GIVEN MATERIAL =
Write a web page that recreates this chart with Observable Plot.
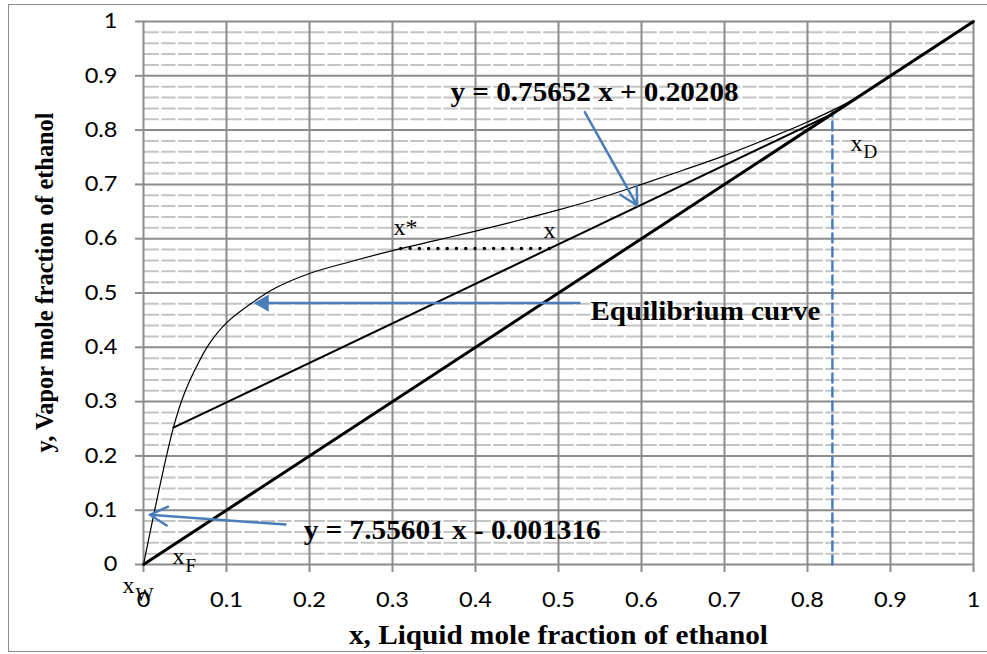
<!DOCTYPE html>
<html><head><meta charset="utf-8">
<script src="https://cdn.jsdelivr.net/npm/d3@7"></script>
<script src="https://cdn.jsdelivr.net/npm/@observablehq/plot@0.6"></script>
<style>
html,body{margin:0;padding:0;background:#fff;overflow:hidden;}
#wrap{position:relative;width:987px;height:654px;overflow:hidden;}
#frame{position:absolute;left:8px;top:4px;width:990px;height:648px;border:1.5px solid #8a8a8a;box-sizing:border-box;pointer-events:none;}
</style></head><body>
<div id="wrap"><div id="chart"></div><div id="frame"></div></div>
<script>
// ---------- data ----------
const eqX = [0, 0.036, 0.05, 0.065, 0.08, 0.1, 0.13, 0.16, 0.2, 0.25, 0.3, 0.35, 0.4, 0.45, 0.5, 0.55, 0.6, 0.65, 0.7, 0.75, 0.8, 0.85, 0.9, 1.0];
const eqY = [0, 0.252, 0.318, 0.368, 0.408, 0.445, 0.481, 0.510, 0.536, 0.558, 0.578, 0.596, 0.614, 0.633, 0.653, 0.675, 0.700, 0.726, 0.753, 0.783, 0.815, 0.852, 0.900, 1.0];
const diagX = [0, 1];
const diagY = [0, 1];
const opX = [0.036, 0.83];
const opY = [0.252, 0.83];
const tieX = [0.31, 0.50];
const tieY = [0.582, 0.582];
const xdX = [0.83, 0.83];
const xdY = [0, 0.833];

const xTicks = [0, 0.1, 0.2, 0.3, 0.4, 0.5, 0.6, 0.7, 0.8, 0.9, 1];
const xTickLabels = ["0", "0.1", "0.2", "0.3", "0.4", "0.5", "0.6", "0.7", "0.8", "0.9", "1"];
const yTicks = [0, 0.1, 0.2, 0.3, 0.4, 0.5, 0.6, 0.7, 0.8, 0.9, 1];
const yTickLabels = ["0", "0.1", "0.2", "0.3", "0.4", "0.5", "0.6", "0.7", "0.8", "0.9", "1"];
const minorTicks = [0.02, 0.04, 0.06, 0.08, 0.12, 0.14, 0.16, 0.18, 0.22, 0.24, 0.26, 0.28,
  0.32, 0.34, 0.36, 0.38, 0.42, 0.44, 0.46, 0.48, 0.52, 0.54, 0.56, 0.58, 0.62, 0.64, 0.66, 0.68,
  0.72, 0.74, 0.76, 0.78, 0.82, 0.84, 0.86, 0.88, 0.92, 0.94, 0.96, 0.98];

// annotation arrows (open heads)
const arrowX1 = [0.5317, 0.1711];
const arrowY1 = [0.833, 0.0737];
const arrowX2 = [0.5948, 0.0076];
const arrowY2 = [0.6611, 0.0915];
// equilibrium-curve arrow (filled head)
const eqArrowX1 = [0.5265];
const eqArrowX2 = [0.14];
const eqArrowY = [0.4815];
const eqHeadX = [0.1449];

// bold equation / caption labels
const labelText = ["y = 0.75652 x + 0.20208", "Equilibrium curve", "y = 7.55601 x - 0.001316"];
const labelX = [0.5434, 0.6771, 0.3719];
const labelY = [0.8545, 0.4494, 0.0473];

// symbol labels
const symText = ["x*", "x", "x", "x", "x"];
const symX = [0.3012, 0.4819, 0.8518, 0.0349, -0.0253];
const symY = [0.6059, 0.6004, 0.7624, 0.0018, -0.0534];
const subText = ["D", "F", "W"];
const subX = [0.8675, 0.0506, -0.0096];
const subY = [0.7495, -0.0147, -0.0663];

const xTitle = "x, Liquid mole fraction of ethanol";
const yTitle = "y, Vapor mole fraction of ethanol";

// ---------- build ----------
const pts = (xs, ys) => xs.map((x, i) => ({x, y: ys[i]}));
const eq = pts(eqX, eqY);
const diag = pts(diagX, diagY);
const op = pts(opX, opY);
const tie = pts(tieX, tieY);
const xd = pts(xdX, xdY);
const arrows = arrowX1.map((x1, i) => ({x1, y1: arrowY1[i], x2: arrowX2[i], y2: arrowY2[i]}));
const eqArrow = eqArrowX1.map((x1, i) => ({x1, x2: eqArrowX2[i], y: eqArrowY[i], hx: eqHeadX[i]}));
const labels = labelText.map((t, i) => ({t, x: labelX[i], y: labelY[i]}));
const syms = symText.map((t, i) => ({t, x: symX[i], y: symY[i]}));
const subs = subText.map((t, i) => ({t, x: subX[i], y: subY[i]}));

const BLUE = "#4a7ebb";
const SERIF = "Liberation Serif, Times New Roman, serif";

const chart = Plot.plot({
  width: 987, height: 654,
  marginLeft: 143, marginRight: 14, marginTop: 21, marginBottom: 90,
  x: {domain: [0, 1]},
  y: {domain: [0, 1]},
  style: {fontFamily: "Lato, sans-serif", fontSize: "21px", background: "white"},
  marks: [
    Plot.ruleY(minorTicks, {stroke: "#c4c4c4", strokeWidth: 2}),
    Plot.ruleX(minorTicks, {stroke: "white", strokeWidth: 2.5}),
    Plot.ruleY(yTicks, {stroke: "#8c8c8c", strokeWidth: 2}),
    Plot.ruleX(xTicks, {stroke: "#8c8c8c", strokeWidth: 2}),
    Plot.axisX({ticks: xTicks, tickFormat: d => xTickLabels[xTicks.indexOf(d)], tickSize: 8, tickPadding: 20,
      stroke: "#8c8c8c", strokeWidth: 2, fill: "black", label: null, fontSize: 21}),
    Plot.axisY({ticks: yTicks, tickFormat: d => yTickLabels[yTicks.indexOf(d)], tickSize: 8, tickPadding: 18,
      stroke: "#8c8c8c", strokeWidth: 2, fill: "black", label: null, fontSize: 21}),
    // blue dashed x_D line
    Plot.line(xd, {x: "x", y: "y", stroke: BLUE, strokeWidth: 2.5, strokeDasharray: "9 5"}),
    // diagonal
    Plot.line(diag, {x: "x", y: "y", stroke: "black", strokeWidth: 3}),
    // operating line
    Plot.line(op, {x: "x", y: "y", stroke: "black", strokeWidth: 2}),
    // equilibrium curve
    Plot.line(eq, {x: "x", y: "y", stroke: "black", strokeWidth: 1.2, curve: "catmull-rom"}),
    // dotted tie line
    Plot.line(tie, {x: "x", y: "y", stroke: "black", strokeWidth: 3.5, strokeDasharray: "0 9.28", strokeLinecap: "round"}),
    // arrows
    Plot.arrow(arrows, {x1: "x1", y1: "y1", x2: "x2", y2: "y2", stroke: BLUE, strokeWidth: 2.5, headLength: 12, headAngle: 56}),
    Plot.link(eqArrow, {x1: "x1", x2: "x2", y1: "y", y2: "y", stroke: BLUE, strokeWidth: 2.5}),
    Plot.dot(eqArrow, {x: "hx", y: "y", symbol: "triangle", r: 6.4, rotate: -90, fill: BLUE, stroke: "none"}),
    // labels
    Plot.text(labels, {x: "x", y: "y", text: "t", fontFamily: SERIF, fontWeight: "bold", fontSize: 27,
      textAnchor: "middle", lineAnchor: "bottom", fill: "black"}),
    Plot.text(syms, {x: "x", y: "y", text: "t", fontFamily: SERIF, fontSize: 24,
      textAnchor: "start", lineAnchor: "bottom", fill: "black"}),
    Plot.text(subs, {x: "x", y: "y", text: "t", fontFamily: SERIF, fontSize: 19,
      textAnchor: "start", lineAnchor: "bottom", fill: "black"}),
    Plot.text([xTitle], {text: d => d, frameAnchor: "bottom", dy: 79, lineAnchor: "bottom",
      fontFamily: SERIF, fontWeight: "bold", fontSize: 28, fill: "black"}),
    Plot.text([yTitle], {text: d => d, frameAnchor: "left", dx: -91, dy: 159.5, rotate: -90,
      textAnchor: "start", lineAnchor: "bottom",
      fontFamily: SERIF, fontWeight: "bold", fontSize: 26, fill: "black"})
  ]
});
document.getElementById("chart").appendChild(chart);

// horizontal stretch of text to match the reference proportions
const widthTargets = {};
widthTargets[xTitle] = 419;
widthTargets[yTitle] = 340;
widthTargets[labelText[0]] = 288;
widthTargets[labelText[1]] = 230;
widthTargets[labelText[2]] = 297;
chart.querySelectorAll("text").forEach(t => {
  const w = widthTargets[t.textContent];
  if (w) {
    t.setAttribute("textLength", w);
    t.setAttribute("lengthAdjust", "spacingAndGlyphs");
  } else if (t.closest('g[aria-label$="tick label"]')) {
    t.setAttribute("textLength", t.getComputedTextLength() * 1.12);
    t.setAttribute("lengthAdjust", "spacingAndGlyphs");
  }
});
</script>
</body></html>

EXERCISE INSTRUCTIONS = Copy nothing but the lines from the top of the material through the line holding "const xdY = [0, 0.833];", exactly as written; omit pictures.

EXPECTED ANSWER =
Write a web page that recreates this chart with Observable Plot.
<!DOCTYPE html>
<html><head><meta charset="utf-8">
<script src="https://cdn.jsdelivr.net/npm/d3@7"></script>
<script src="https://cdn.jsdelivr.net/npm/@observablehq/plot@0.6"></script>
<style>
html,body{margin:0;padding:0;background:#fff;overflow:hidden;}
#wrap{position:relative;width:987px;height:654px;overflow:hidden;}
#frame{position:absolute;left:8px;top:4px;width:990px;height:648px;border:1.5px solid #8a8a8a;box-sizing:border-box;pointer-events:none;}
</style></head><body>
<div id="wrap"><div id="chart"></div><div id="frame"></div></div>
<script>
// ---------- data ----------
const eqX = [0, 0.036, 0.05, 0.065, 0.08, 0.1, 0.13, 0.16, 0.2, 0.25, 0.3, 0.35, 0.4, 0.45, 0.5, 0.55, 0.6, 0.65, 0.7, 0.75, 0.8, 0.85, 0.9, 1.0];
const eqY = [0, 0.252, 0.318, 0.368, 0.408, 0.445, 0.481, 0.510, 0.536, 0.558, 0.578, 0.596, 0.614, 0.633, 0.653, 0.675, 0.700, 0.726, 0.753, 0.783, 0.815, 0.852, 0.900, 1.0];
const diagX = [0, 1];
const diagY = [0, 1];
const opX = [0.036, 0.83];
const opY = [0.252, 0.83];
const tieX = [0.31, 0.50];
const tieY = [0.582, 0.582];
const xdX = [0.83, 0.83];
const xdY = [0, 0.833];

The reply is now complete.